When Barnes first graduated from Augustana, she worked stints as a waitress and a postal clerk before landing a $10,000-a-year job at Wilson Sporting Goods. There, the promotions were frequent.

"The things that contribute most to leadership were things I did not learn from my (geology) major," says Equitable Resources' Gerber, who got to know business and economics major Barnes at Augustana. Gerber says he was introduced to existentialism and "making good with your life while you're on this planet. I don't believe someone from Augustana College would end up with the mess of Enron, to put it bluntly. We don't turn out those kinds of people."

Importance of ethics

Others cited ethics as the backbone of their educations. Baxter International CEO Robert Parkinson, who in 2002-03 was dean of Loyola University's Chicago School of Business, says when he got his MBA from Loyola ('75), it was one of five programs to offer a course in business ethics. Loyola's "Jesuit tradition is educating the whole person," he says. Adecco Group North America CEO Ray Roe credits his years at West Point ('67) for his "strong base of principles, code of conduct and ethics."

However, it's not as if the Ivies are producing more CEOs who push ethical or legal lines. Hank Greenberg, who left in scandal last month at American International Group, went to the University of Miami ('48) and New York University Law School ('50). Harry Stonecipher, fired by Boeing last month after having an affair with a subordinate, graduated from Tennesee Tech ('60); WorldCom's just-convicted Bernie Ebbers graduated from Mississippi College ('67); Tyco International's Dennis Kozlowski went to Seton Hall ('68); and Enron's Ken Lay has degrees from the universities of Missouri ('64 and '65) and Houston ('70).

Martha Stewart, however, is an alumna of Barnard College ('63), an all-female liberal arts affiliate of Columbia University, one of the Ivies.

Of course, the Ivies have pumped out top-notch CEOs. General Electric CEO Jeffrey Immelt has a Harvard MBA ('82). Microsoft CEO Steve Ballmer, a friend of Gates' at Harvard ('77), stayed on to graduate. Sharon Patrick, who took over as CEO of Martha Stewart Living Omnimedia in 2003, has a Harvard MBA ('78). But Patrick then was replaced last year by Susan Lyne, a University of California, Berkeley dropout.

Times have changed, Sonnenfeld says. Had Gates been a product of the 1960s, he likely would have finished Harvard and gone on to develop software products for IBM. Gates may even have made IBM CEO after 30 years.

But the best and brightest of the 1980s started doing things other than getting on the corporate fast track.

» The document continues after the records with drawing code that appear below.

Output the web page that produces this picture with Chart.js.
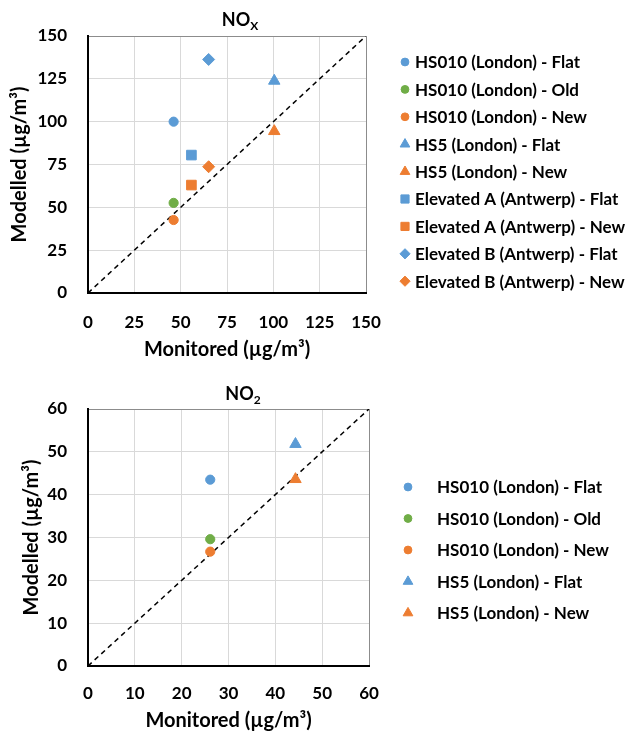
<!DOCTYPE html>
<html>
<head>
<meta charset="utf-8">
<script src="https://cdn.jsdelivr.net/npm/chart.js@4.4.1/dist/chart.umd.min.js"></script>
<style>
  html, body { margin: 0; padding: 0; background: #fff; }
  #wrap { position: relative; width: 630px; height: 733px; }
  .box { position: absolute; left: 0; width: 630px; }
</style>
</head>
<body>
<div id="wrap">
  <div class="box" style="top:0;height:365px"><canvas id="noxChart" width="630" height="365"></canvas></div>
  <div class="box" style="top:365px;height:368px"><canvas id="no2Chart" width="630" height="368"></canvas></div>
</div>
<script>
// NOx panel
const noxLabels = [
  'HS010 (London) - Flat',
  'HS010 (London) - Old',
  'HS010 (London) - New',
  'HS5 (London) - Flat',
  'HS5 (London) - New',
  'Elevated A (Antwerp) - Flat',
  'Elevated A (Antwerp) - New',
  'Elevated B (Antwerp) - Flat',
  'Elevated B (Antwerp) - New'
];
const noxMonitored = [46.2, 46.2, 46.2, 100.5, 100.5, 55.8, 55.8, 65.1, 65.1];
const noxModelled  = [100, 52.6, 42.6, 123.8, 94.4, 80.5, 63, 136.3, 73.7];
const noxRange = [0, 150];
const noxTicks = [0, 25, 50, 75, 100, 125, 150];

// NO2 panel
const no2Labels = [
  'HS010 (London) - Flat',
  'HS010 (London) - Old',
  'HS010 (London) - New',
  'HS5 (London) - Flat',
  'HS5 (London) - New'
];
const no2Monitored = [26.1, 26.1, 26.1, 44.3, 44.3];
const no2Modelled  = [43.5, 29.6, 26.7, 51.8, 43.6];
const no2Range = [0, 60];
const no2Ticks = [0, 10, 20, 30, 40, 50, 60];

// marker look per series
const blue = '#5B9BD5', orange = '#ED7D31', green = '#70AD47';
const seriesColors = [blue, green, orange, blue, orange, blue, orange, blue, orange];
const seriesShapes = ['circle', 'circle', 'circle', 'triangle', 'triangle', 'rect', 'rect', 'rectRot', 'rectRot'];
const shapeRadius = { circle: 4.6, triangle: 6.6, rect: 6.8, rectRot: 6 };

const FONT = 'Lato';

function buildDatasets(labels, xs, ys, range) {
  const sets = labels.map((lab, i) => ({
    type: 'scatter',
    label: lab,
    data: [{ x: xs[i], y: ys[i] }],
    pointStyle: seriesShapes[i],
    pointRadius: shapeRadius[seriesShapes[i]],
    pointHoverRadius: shapeRadius[seriesShapes[i]],
    backgroundColor: seriesColors[i],
    borderColor: seriesColors[i],
    borderWidth: 1
  }));
  // 1:1 line
  sets.push({
    type: 'line',
    label: '1:1',
    data: range.map(v => ({ x: v, y: v })),
    borderColor: '#000',
    borderWidth: 1.5,
    borderDash: [5, 4],
    pointRadius: 0,
    fill: false,
    hideInLegend: true
  });
  return sets;
}

// title with subscript + legend drawn at fixed spots
const panelDecor = {
  id: 'panelDecor',
  afterDraw(chart, args, opts) {
    const ctx = chart.ctx;
    ctx.save();
    // title
    ctx.fillStyle = '#000';
    ctx.textBaseline = 'middle';
    ctx.textAlign = 'left';
    ctx.font = 'bold 18px ' + FONT;
    const mainW = ctx.measureText(opts.title).width;
    ctx.font = 'bold 12px ' + FONT;
    const subW = ctx.measureText(opts.sub).width;
    const tx = opts.titleX - (mainW + subW) / 2;
    ctx.font = 'bold 18px ' + FONT;
    ctx.fillText(opts.title, tx, opts.titleY);
    ctx.font = 'bold 12px ' + FONT;
    ctx.fillText(opts.sub, tx + mainW, opts.titleY + 6);

    // legend
    ctx.font = 'bold 17px ' + FONT;
    let row = 0;
    chart.data.datasets.forEach(ds => {
      if (ds.hideInLegend) return;
      const y = opts.legendY + row * opts.legendStep;
      ctx.fillStyle = ds.backgroundColor;
      ctx.strokeStyle = ds.borderColor;
      ctx.lineWidth = 1;
      Chart.helpers.drawPoint(ctx, { pointStyle: ds.pointStyle, radius: ds.pointRadius * 0.85, rotation: 0, borderWidth: 1 }, opts.markerX, y);
      ctx.fillStyle = '#000';
      ctx.fillText(ds.label, opts.textX, y + 1);
      row++;
    });
    ctx.restore();
  }
};

function makeChart(id, datasets, range, ticks, step, cfg) {
  const tickFont = { family: FONT, size: 17, weight: 'bold' };
  const titleFont = { family: FONT, size: 20, weight: 'bold' };
  const gridColor = c => (c.tick && c.tick.value === range[1]) ? '#8C8C8C' : '#D9D9D9';
  return new Chart(document.getElementById(id).getContext('2d'), {
    data: { datasets: datasets },
    plugins: [panelDecor],
    options: {
      responsive: false,
      animation: false,
      layout: { padding: cfg.padding },
      scales: {
        x: {
          type: 'linear',
          min: range[0], max: range[1],
          afterFit: s => { s.height = cfg.xHeight; },
          afterBuildTicks: s => { s.ticks = ticks.map(v => ({ value: v })); },
          ticks: { stepSize: step, font: tickFont, color: '#000', padding: cfg.xTickPad },
          grid: { color: gridColor, lineWidth: 1, drawTicks: false },
          border: { color: '#000', width: 2 },
          title: { display: true, text: 'Monitored (µg/m³)', font: titleFont, color: '#000', padding: { top: 0, bottom: cfg.xTitlePad } }
        },
        y: {
          type: 'linear',
          min: range[0], max: range[1],
          afterFit: s => { s.width = cfg.yWidth; },
          afterBuildTicks: s => { s.ticks = ticks.map(v => ({ value: v })); },
          ticks: { stepSize: step, font: tickFont, color: '#000', padding: 21 },
          grid: { color: gridColor, lineWidth: 1, drawTicks: false },
          border: { color: '#000', width: 2 },
          title: { display: true, text: 'Modelled (µg/m³)', font: titleFont, color: '#000', padding: { top: cfg.yTitlePad, bottom: 0 } }
        }
      },
      plugins: {
        legend: { display: false },
        tooltip: { enabled: false },
        panelDecor: cfg.decor
      }
    }
  });
}

makeChart('noxChart', buildDatasets(noxLabels, noxMonitored, noxModelled, noxRange), noxRange, noxTicks, 25, {
  padding: { left: 0, top: 36, right: 264, bottom: 0 },
  xHeight: 72, yWidth: 88, xTickPad: 19, xTitlePad: 3, yTitlePad: 8,
  decor: { title: 'NO', sub: 'X', titleX: 240, titleY: 20, legendY: 62, legendStep: 27.4, markerX: 405, textX: 415 }
});

makeChart('no2Chart', buildDatasets(no2Labels, no2Monitored, no2Modelled, no2Range), no2Range, no2Ticks, 10, {
  padding: { left: 12, top: 44, right: 261, bottom: 0 },
  xHeight: 67, yWidth: 76, xTickPad: 17, xTitlePad: 0, yTitlePad: 8,
  decor: { title: 'NO', sub: '2', titleX: 243, titleY: 29, legendY: 122, legendStep: 31.5, markerX: 408, textX: 437 }
});
</script>
</body>
</html>
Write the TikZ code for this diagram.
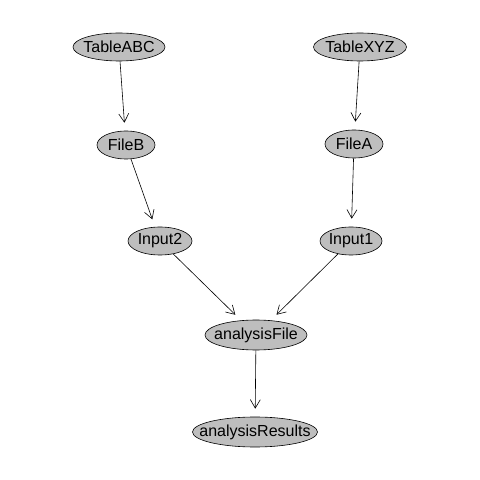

Now, those decisions are being reflected at the top.

• • •

Where they worked

Teenagers looking for inspiration as they begin to think about summer jobs might want to consider the path taken by CEOs who began their working lives at a young age.


Charles Schwab

CEO of Charles Schwab and Co.

The future founder of the investment powerhouse started a chicken operation in his backyard at age 12. He sold eggs door-to-door, hawked the droppings as fertilizer and killed and marketed the chickens himself.


Dick Parsons

CEO of Time Warner

From ages 12 to 14, Parsons was a paperboy for the Long Island (N.Y.) Daily Press.


Jeff Taylor

Founder of Monster.com

The future founder of the online job-placement site first worked as a paperboy, then as a dishwasher and salad-maker at a steakhouse.


Mindy Meads

CEO of Lands' End

At 16, Meads worked as a lifeguard at a country club in Wisconsin. She later became manager of the facility, responsible for coordinating such things as swim lessons, luncheons and other activities.


Tom Kunz

CEO of Century 21 Real Estate

Kunz started working at his dad's gas station in Ogden, Utah, cleaning counters when he was 5 or 6 years old. He worked there through high school, sweeping, cleaning and pumping gas — which included checking the oil, batteries and tire pressure and washing windows and headlights. "It was probably one of the best learning experiences I've had," Kunz says. "As long as you take care of your customer ... they will basically tell you what they want, and they will tell you how to sell it to them."

Edward Liddy

CEO of Allstate

Liddy plucked chickens and put them on a rotisserie when he was in the sixth grade in New Jersey. "I probably got a quarter an hour and all I could eat," he said. "It was marvelous." As a college student, he spent one summer in New Jersey working for a wildcat company walking on steel beams approximately 80 feet above ground. The job paid well, about three times minimum wage, but it was dangerous.


Liz Lange

CEO of Liz Lange Maternity

The designer of high-end maternity clothes, who also has a line at Target, worked in the beauty marketing department at Revlon at age 16. "I was analyzing women's preferences, and relationships between their beauty-buying habits, such as lip color vs. nail color," she says. "I learned what it means for me to be somewhere every day and be responsible and to interact with others."


Jim Skinner

CEO of McDonald's

Skinner flipped burgers as a teenager at a McDonald's in Davenport, Iowa, four decades before becoming head of the company. Five of McDonald's seven corporate chiefs started out as crew people at the fast-food restaurant chain.


David Levin

CEO of Casual Male Retail Group

When he was 19 and a sophomore at the University of Iowa, Levin and a fraternity brother each pitched in $500 to start a business selling military-type clothing, popular on campuses during the Vietnam War. The store, which later spread to two other college campuses, was making $2 million by the time he graduated. Levin says the experience made him a gutsier businessman. "It made me more well-rounded, just better understanding of what customers want and how to deal with them," he says.